Recently, an alternative probabilistic functional assay classification framework has been published called the ProClass toolbox (Thouvenot et al. 2016). We attempted to compare the two models using the raw TA assay data reported in the supplementary material of Woods et al. (2016). However, we found that ProClass in its current form could not utilize the full experimental dataset, because it could not cope with large variation between experiments for variants that had been assayed in multiple batches. Thus, we opted to use the LeLR generated by VarCall.
In closing, classification of sequence variants for purposes of clinical cancer genetics and patient management does not require recently deceased political commentator John McGlaughlin’s notion of “metaphysical certitude”. Accepting a “Likely Pathogenic” threshold of 0.95 implies that ~2.5% of variants so classified will turn out to have been wrongly classified. The ACMG Likely Pathogenic threshold of 0.90 (Richards et al. 2015) implies that ~5% of variants so classified will turn out to have been wrongly classified. Although the assigned ceiling, floor, and offset around LeLR = 0 to constrain the Functional LR are somewhat ad hoc. The appropriate comparators are the level of ad hocness in the way that the ACMG guidelines incorporates functional assays (Richards et al. 2015), and the complexity of the functional assay rules in the InSiGHT mismatch repair gene variant classification criteria (Thompson et al. 2013).

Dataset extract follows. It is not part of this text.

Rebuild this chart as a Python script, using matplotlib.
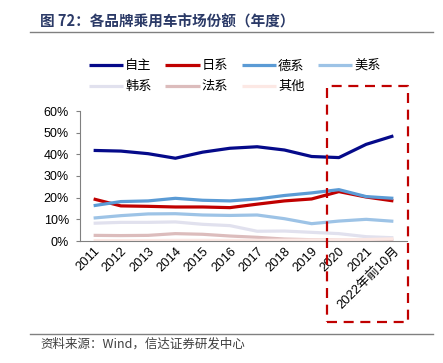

If we look back on our results 10 years from now and find that >2.5% of Likely Pathogenic variants were actually neutral, it will mean that these methods were mis-calibrated and insufficiently stringent. But if we look back 10 years from now and find that <1.0% of Likely Pathogenic variants were actually neutral, it will mean that the classification was too stringent-in fact equivalent to the Definitely Pathogenic criterion. It will also mean that fewer UVs were classified than could have been, and that fewer patients and their at-risk relatives benefited from genotype-based genetic counseling than could have been the case. The classification error rate observed when two-component QIE was applied to known neutral and known pathogenic BRCA1 missense substitutions was 0.00. In addition, the two-component classification model appears to be reasonably robust to systematic errors in the form of (1) miscalibration of the sequence analysis-based prior probabilities of pathogenicity, (2) overly optimistic calibration of the functional assays to generate their Functional LRs, or (3) partial non-independence between the sequence analysis-based prior probabilities and the constrained Functional LRs. Therefore, it appears that we are poised to move bravely into a world of higher efficiency BRCA1 sequence variant classification.
Acknowledgements
BAT is a National Health and Medical Research Council CJ Martin Early Career Fellow. SVT is supported in part by the US NCI Cancer Center Support Grant P30 CA042014. Support was also provided in the form of a gift from Astra Zeneca via Newcastle University, UK, as part of the BRCA Challenge, a flagship project of the Global Alliance for Genomics and Health (GA4GH).
Footnotes
Disclosure statement: The authors have no conflicts of interest to declare.